De même aurait-on souhaité en savoir plus sur le portrait de Jean Lorrain (1898), qui atteste d’une certaine dose d’empathie proche de la caricature, en affichant les signes distinctifs de la frivolité outrancière du personnage, avec les doigts pleins de bijoux, le visage maquillé et la chevelure teinte au henné, contrastant avec la sobre mise en scène. L’auteur place en regard une illustration d’André Rouveyre, dont il ne signale ni la date ni la source, et qui caricature l’artiste et son modèle. On appréciera ainsi l’introduction de productions visuelles populaires, tout en regrettant l’absence de commentaire permettant d’expliquer le possible contexte narcissique de la commande révélé par la caricature, et la distance critique dont fait preuve La Gandara dans ce contexte précis. Lorrain brille dans ses chroniques du Pall Mall, mais incarne aussi une décadence fin-de-siècle mise à mal par les discours conservateurs.


Les riches réseaux de sociabilité, issus des dîners littéraires, des spectacles et des expositions, attestent de nombreux transferts artistiques. Après un bref chapitre sur ces différents lieux de création, illustrés par de nombreux clichés photographiques de ces ateliers devenus lieux de rencontre à la mode, et notamment celui de la rue Monsieur-Le-Prince, l’auteur s’intéresse à l’art du peintre, dominé par ses portraits féminins. L’artiste acquiert une solide notoriété de peintre commercial, vendant ses toiles au même prix que celles de Boldini, Blanche ou Carolus-Duran. Sa technique et son style réaliste n’évoluent guère au début du XXe siècle, à l’image de la série de reproductions (p. 126-127) de portraits de commande, à la pose systématique de profil et aux tenues de soirée dans l’esprit du renouveau Rococo. L’historien de la mode sera à ce sujet particulièrement attentif aux réflexions menées à l’époque par cette génération de peintres soucieux de continuer d’exercer l’art du portrait de femmes, au moment où les particularités du vêtement féminin s’estompent au profit d’une rigueur fonctionnelle.


Notons plus particulièrement la diffusion du portrait de Jeanne Salvator, habillée par le célèbre couturier Jacques Doucet et qui fait la couverture du Figaro illustré de 1902, tout comme celle du présent ouvrage.

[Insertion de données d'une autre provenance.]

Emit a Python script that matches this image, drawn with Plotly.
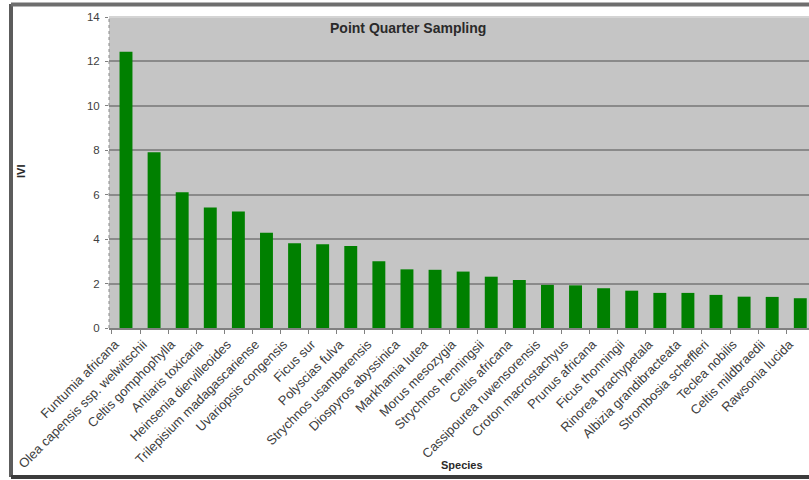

L’attitude boudeuse, alanguie sur une méridienne, de la femme du critique d’art Rémy Salvator, sera reprise pour le journal Les Modes de 1903. La Gandara sera surnommé pour ce portrait le « Whistler de la décadence, un témoin indiscret de nos neurasthénies » (Fémina, 1er mai 1902, par Maurice Guillemot, p. 160). Sans juger de la qualité d’orfèvre du peintre, esquissant la superposition de tissus bien trop ternes pour rendre hommage à leur fluidité, on appréciera avec ce type de portait certaines limites du travail monographique. Destiné à l’illustration mensuelle de journaux collant à l’actualité d’une mode qui se démode, cette peinture résiste mal à l’appréciation historique. Il devient le simple témoin d’une réalité matérielle passée. Une mise en rapport contextuelle, permettant de rapprocher peinture et objet vestimentaire, personnalité du modèle et consommation de mode, aurait donné une plus grande pertinence à l’objet. De même, lorsque La Gandara fonde l’association des peintres costumiers de la femme, qu’il préside en 1913, dénonçant la baisse de qualité des couturiers parisiens, notamment dans l’usage de la jupe et des coupes plus étroites, la curiosité cède à la frustration, afin d’en apprendre davantage sur ce groupe peu connu composé d’illustrateurs fin-de-siècle tels Willette, Métivet, Anquetin ou Roubille. La réévaluation historique ne peut se faire qu’à l’aune d’un déplacement des catégories de lecture et des critères d’évaluation, pour éviter de nouvelles doxas antimodernistes en histoire de l’art.